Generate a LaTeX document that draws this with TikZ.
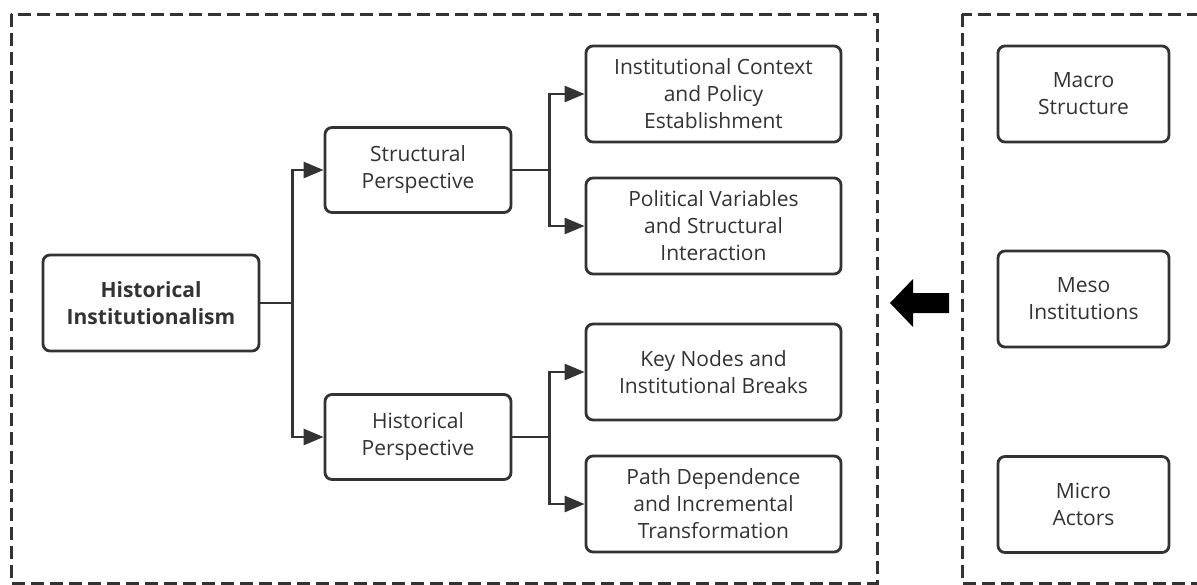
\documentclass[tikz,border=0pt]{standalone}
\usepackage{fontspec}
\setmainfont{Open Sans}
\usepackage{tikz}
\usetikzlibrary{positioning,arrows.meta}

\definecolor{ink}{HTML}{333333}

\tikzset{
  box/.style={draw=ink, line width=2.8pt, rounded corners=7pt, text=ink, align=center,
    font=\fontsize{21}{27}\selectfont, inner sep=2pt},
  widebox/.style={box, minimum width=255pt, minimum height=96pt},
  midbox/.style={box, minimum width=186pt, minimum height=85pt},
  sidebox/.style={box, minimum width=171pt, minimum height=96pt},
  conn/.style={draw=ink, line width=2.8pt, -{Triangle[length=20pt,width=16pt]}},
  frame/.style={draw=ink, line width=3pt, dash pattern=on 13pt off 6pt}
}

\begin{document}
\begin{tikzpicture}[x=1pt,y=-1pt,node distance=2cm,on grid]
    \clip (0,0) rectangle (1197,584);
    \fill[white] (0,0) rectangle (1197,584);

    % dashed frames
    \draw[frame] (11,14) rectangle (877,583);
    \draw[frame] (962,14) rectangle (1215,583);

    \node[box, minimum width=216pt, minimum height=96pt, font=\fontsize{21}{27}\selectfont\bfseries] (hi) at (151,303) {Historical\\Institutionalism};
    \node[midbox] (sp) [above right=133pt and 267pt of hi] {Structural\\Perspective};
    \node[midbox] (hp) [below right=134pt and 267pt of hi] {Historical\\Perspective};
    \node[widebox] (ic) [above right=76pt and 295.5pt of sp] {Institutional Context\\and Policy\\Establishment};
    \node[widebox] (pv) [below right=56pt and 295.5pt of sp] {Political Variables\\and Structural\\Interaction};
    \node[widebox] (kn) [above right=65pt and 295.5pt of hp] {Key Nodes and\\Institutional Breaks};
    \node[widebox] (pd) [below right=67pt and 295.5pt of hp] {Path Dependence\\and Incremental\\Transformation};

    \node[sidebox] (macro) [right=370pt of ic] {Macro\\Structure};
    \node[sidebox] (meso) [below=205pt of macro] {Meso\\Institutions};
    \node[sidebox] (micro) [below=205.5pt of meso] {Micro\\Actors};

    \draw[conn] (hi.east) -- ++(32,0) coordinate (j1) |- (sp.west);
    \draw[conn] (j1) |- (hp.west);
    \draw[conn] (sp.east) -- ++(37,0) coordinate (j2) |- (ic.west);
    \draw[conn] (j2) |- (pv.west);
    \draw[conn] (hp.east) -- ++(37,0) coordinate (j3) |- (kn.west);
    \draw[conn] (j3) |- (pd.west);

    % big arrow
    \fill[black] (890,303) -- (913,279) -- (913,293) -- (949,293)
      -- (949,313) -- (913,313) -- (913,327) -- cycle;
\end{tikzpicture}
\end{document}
-=-=-=-=-
__PROBLEM TO WORK ON__: Copy nothing but the lines from the top of the material through the line holding "(962,14) rectangle (1215,583);", exactly as written; omit pictures.

__SOLUTION FOR THIS PROBLEM__:
Generate a LaTeX document that draws this with TikZ.
\documentclass[tikz,border=0pt]{standalone}
\usepackage{fontspec}
\setmainfont{Open Sans}
\usepackage{tikz}
\usetikzlibrary{positioning,arrows.meta}

\definecolor{ink}{HTML}{333333}

\tikzset{
  box/.style={draw=ink, line width=2.8pt, rounded corners=7pt, text=ink, align=center,
    font=\fontsize{21}{27}\selectfont, inner sep=2pt},
  widebox/.style={box, minimum width=255pt, minimum height=96pt},
  midbox/.style={box, minimum width=186pt, minimum height=85pt},
  sidebox/.style={box, minimum width=171pt, minimum height=96pt},
  conn/.style={draw=ink, line width=2.8pt, -{Triangle[length=20pt,width=16pt]}},
  frame/.style={draw=ink, line width=3pt, dash pattern=on 13pt off 6pt}
}

\begin{document}
\begin{tikzpicture}[x=1pt,y=-1pt,node distance=2cm,on grid]
    \clip (0,0) rectangle (1197,584);
    \fill[white] (0,0) rectangle (1197,584);

    % dashed frames
    \draw[frame] (11,14) rectangle (877,583);
    \draw[frame] (962,14) rectangle (1215,583);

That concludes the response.